After six months, she moved in with one of the main characters of the documentary, Avi Vaknin, which is when the film started to get very personal for Bialis — she and Vaknin fell madly in love and later married.
“That’s how it became personal,” she acknowledged. “A few months after I moved there, I found myself living with my character and running with my camera to the bomb shelter all the time, really experiencing this life and then getting really entrenched within a relationship with one of the characters, and then living there for two years.”
“It was a tough, long process,” Vaknin said of making the film.
“She wanted to know how it is to live there, so she asked me to look for apartments for her, and then we moved together somehow,” he continued. “I had a feeling that she was there for the right reasons. She wanted to show what’s happening there. I think I fell in love with her in that moment.”
Vaknin lived in Sderot for about 12 years. The songwriter plays guitar, piano and drums.
“It’s a love story,” he added. “It’s about resilience, about music, about people that live in a small town and keep living their lives even though they have rockets every day.”
The couple moved to Tel Aviv a few years later, unrelated to the activity in Sderot, though Bialis said it was relatively calm by then anyway.
“I didn’t know how to handle the fact that I was now in the movie,” she continued. “It was a big challenge for me personally.”
Vaknin’s story, among other Sderot citizens and their experiences within a political hotspot, take the forefront of the film.
“I was able to capture longer strands of stories than I if had made the film in a year,” she added.
In Sderot, musical influences come from the sounds of Morocco, North Africa, Tunisia and parts of Middle East.
“Sderot is one of the places where the Middle Eastern and North African sounds are now really prevalent in Israeli music,” she said.
Vaknin and a fellow musician featured in the film, Micha Biton, will participate in a Q&A and play some of their music at the film festival. Bialis will remain in California at her parents’ home, tending to her weeks-old newborn.

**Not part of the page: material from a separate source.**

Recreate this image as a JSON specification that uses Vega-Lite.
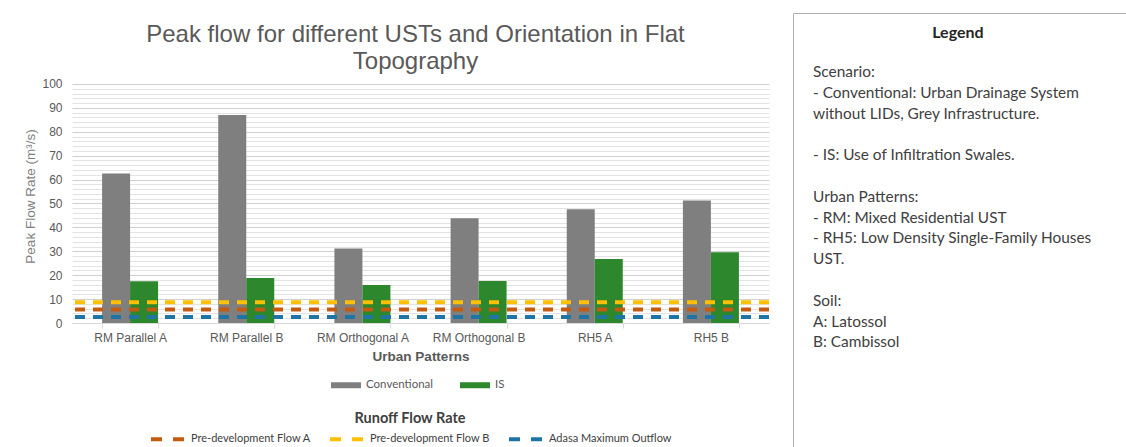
{
  "$schema": "https://vega.github.io/schema/vega-lite/v6.json",
  "background": "white",
  "padding": {"left": 23, "top": 12, "right": 0, "bottom": 0},
  "spacing": 21,
  "config": {"view": {"stroke": null}, "font": "Liberation Sans"},
  "hconcat": [
    {
      "width": 697,
      "height": 310,
      "title": {
        "text": ["Peak flow for different USTs and Orientation in Flat", "Topography"],
        "font": "Liberation Sans",
        "fontSize": 24,
        "fontWeight": "normal",
        "color": "#595959",
        "anchor": "middle",
        "frame": "group",
        "lineHeight": 27,
        "offset": -61,
        "dx": -5
      },
      "layer": [
        {
          "data": {
            "values": [
              {"pattern": "RM Parallel A", "scenario": "Conventional", "value": 62.5},
              {"pattern": "RM Parallel A", "scenario": "IS", "value": 17.5},
              {"pattern": "RM Parallel B", "scenario": "Conventional", "value": 87.0},
              {"pattern": "RM Parallel B", "scenario": "IS", "value": 18.8},
              {"pattern": "RM Orthogonal A", "scenario": "Conventional", "value": 31.2},
              {"pattern": "RM Orthogonal A", "scenario": "IS", "value": 15.9},
              {"pattern": "RM Orthogonal B", "scenario": "Conventional", "value": 43.8},
              {"pattern": "RM Orthogonal B", "scenario": "IS", "value": 17.6},
              {"pattern": "RH5 A", "scenario": "Conventional", "value": 47.6},
              {"pattern": "RH5 A", "scenario": "IS", "value": 26.8},
              {"pattern": "RH5 B", "scenario": "Conventional", "value": 51.3},
              {"pattern": "RH5 B", "scenario": "IS", "value": 29.6}
            ]
          },
          "mark": {"type": "bar"},
          "encoding": {
            "x": {
              "field": "pattern",
              "type": "nominal",
              "sort": null,
              "scale": {"paddingInner": 0.518, "paddingOuter": 0.259},
              "axis": {
                "title": "Urban Patterns",
                "titleFont": "Liberation Sans",
                "titleFontSize": 13.5,
                "titleFontWeight": "bold",
                "titleColor": "#595959",
                "titlePadding": 6,
                "labelFont": "Liberation Sans",
                "labelFontSize": 12,
                "labelColor": "#595959",
                "labelAngle": 0,
                "labelPadding": 4,
                "tickBand": "extent",
                "tickColor": "#d9d9d9",
                "tickSize": 5,
                "domainColor": "#d9d9d9",
                "grid": false
              }
            },
            "xOffset": {
              "field": "scenario",
              "type": "nominal",
              "sort": ["Conventional", "IS"],
              "scale": {"paddingInner": 0, "paddingOuter": 0}
            },
            "y": {
              "field": "value",
              "type": "quantitative",
              "scale": {"domain": [0, 129.7], "nice": false},
              "axis": {
                "title": "Peak Flow Rate (m³/s)",
                "titleFont": "Liberation Sans",
                "titleFontSize": 13.5,
                "titleFontWeight": "normal",
                "titleColor": "#7f7f7f",
                "titlePadding": 4,
                "titleY": 183,
                "tickCount": 200,
                "format": ".0f",
                "values": [0,2,4,6,8,10,12,14,16,18,20,22,24,26,28,30,32,34,36,38,40,42,44,46,48,50,52,54,56,58,60,62,64,66,68,70,72,74,76,78,80,82,84,86,88,90,92,94,96,98,100],
                "labelExpr": "datum.value % 10 === 0 ? datum.label : ''",
                "labelOverlap": false,
                "labelBound": false,
                "labelFont": "Liberation Sans",
                "labelFontSize": 12,
                "labelColor": "#595959",
                "labelPadding": 10,
                "ticks": false,
                "domain": false,
                "grid": true,
                "gridColor": {"condition": {"test": "datum.value % 10 === 0", "value": "#d0d0d0"}, "value": "#e3e3e3"}
              }
            },
            "fill": {
              "field": "scenario",
              "type": "nominal",
              "scale": {"domain": ["Conventional", "IS"], "range": ["#7f7f7f", "#2d872d"]},
              "legend": {
                "orient": "none",
                "legendX": 259,
                "legendY": 357,
                "direction": "horizontal",
                "title": null,
                "padding": 0,
                "symbolType": "M-1,-0.2H1V0.2H-1Z",
                "symbolSize": 900,
                "symbolStrokeWidth": 0,
                "labelFont": "Lato",
                "labelFontSize": 11.5,
                "labelColor": "#595959",
                "labelOffset": 5,
                "columnPadding": 26
              }
            }
          }
        },
        {
          "data": {
            "values": [
              {"series": "Pre-development Flow A", "value": 5.7},
              {"series": "Pre-development Flow B", "value": 8.7},
              {"series": "Adasa Maximum Outflow", "value": 2.5}
            ]
          },
          "mark": {"type": "rule", "strokeDash": [10, 8], "strokeWidth": 4},
          "encoding": {
            "y": {"field": "value", "type": "quantitative"},
            "stroke": {
              "field": "series",
              "type": "nominal",
              "scale": {
                "domain": ["Pre-development Flow A", "Pre-development Flow B", "Adasa Maximum Outflow"],
                "range": ["#c55a11", "#ffc000", "#1f74a6"]
              },
              "legend": {
                "orient": "none",
                "legendX": 77,
                "legendY": 399,
                "direction": "horizontal",
                "padding": 0,
                "title": "Runoff Flow Rate",
                "titleFont": "Lato",
                "titleFontSize": 14.5,
                "titleFontWeight": "bold",
                "titleColor": "#404040",
                "titleAnchor": "middle",
                "titlePadding": -6,
                "symbolType": "stroke",
                "symbolSize": 1089,
                "symbolStrokeWidth": 4,
                "symbolDash": [11, 11],
                "labelFont": "Lato",
                "labelFontSize": 11,
                "labelColor": "#404040",
                "labelOffset": 5,
                "columnPadding": 11
              }
            }
          }
        }
      ]
    },
    {
      "width": 340,
      "height": 445,
      "view": {"stroke": "#b0b0b0", "strokeWidth": 1},
      "data": {
        "values": [
          {"line": -2, "text": "Legend", "kind": "heading"},
          {"line": 0, "text": "Scenario:", "kind": "body"},
          {"line": 1, "text": "- Conventional: Urban Drainage System", "kind": "body"},
          {"line": 2, "text": "without LIDs, Grey Infrastructure.", "kind": "body"},
          {"line": 4, "text": "- IS: Use of Infiltration Swales.", "kind": "body"},
          {"line": 6, "text": "Urban Patterns:", "kind": "body"},
          {"line": 7, "text": "- RM: Mixed Residential UST", "kind": "body"},
          {"line": 8, "text": "- RH5: Low Density Single-Family Houses", "kind": "body"},
          {"line": 9, "text": "UST.", "kind": "body"},
          {"line": 11, "text": "Soil:", "kind": "body"},
          {"line": 12, "text": "A: Latossol", "kind": "body"},
          {"line": 13, "text": "B: Cambissol", "kind": "body"}
        ]
      },
      "layer": [
        {
          "transform": [{"filter": "datum.kind === 'heading'"}],
          "mark": {"type": "text", "font": "Lato", "fontSize": 16, "fontWeight": "bold", "color": "#262626", "align": "center", "baseline": "middle", "dy": 2.6},
          "encoding": {
            "x": {"datum": 0.485, "type": "quantitative", "scale": {"domain": [0, 1]}, "axis": null},
            "y": {"field": "line", "type": "quantitative", "scale": {"domain": [-2.837, 18.558], "reverse": true, "nice": false, "zero": false}, "axis": null},
            "text": {"field": "text"}
          }
        },
        {
          "transform": [{"filter": "datum.kind === 'body'"}],
          "mark": {"type": "text", "font": "Lato", "fontSize": 15.4, "color": "#404040", "align": "left", "baseline": "middle"},
          "encoding": {
            "x": {"datum": 0.059, "type": "quantitative"},
            "y": {"field": "line", "type": "quantitative"},
            "text": {"field": "text"}
          }
        }
      ]
    }
  ]
}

Of the years she spent in Sderot, Bialis admitted there were moments where she was very afraid. The tzeva adom, or red alert, sounded constantly, which warned people to get to a bomb shelter within only 15 seconds.
She heard the bombs fall all around them — across the street, on neighboring homes, but, fortunately, never on her own.
And yet, there were other moments where the fear subsided.
“I was not married at the time and not a mom — I think we have this false sense of invincibility when we’re single and free,” she laughed.
“I was not afraid to go there, interestingly enough. I had gone to Kosovo after the war, too. I don’t know why I didn’t feel afraid. I guess if Israelis could deal with it, then I could deal with it, too.”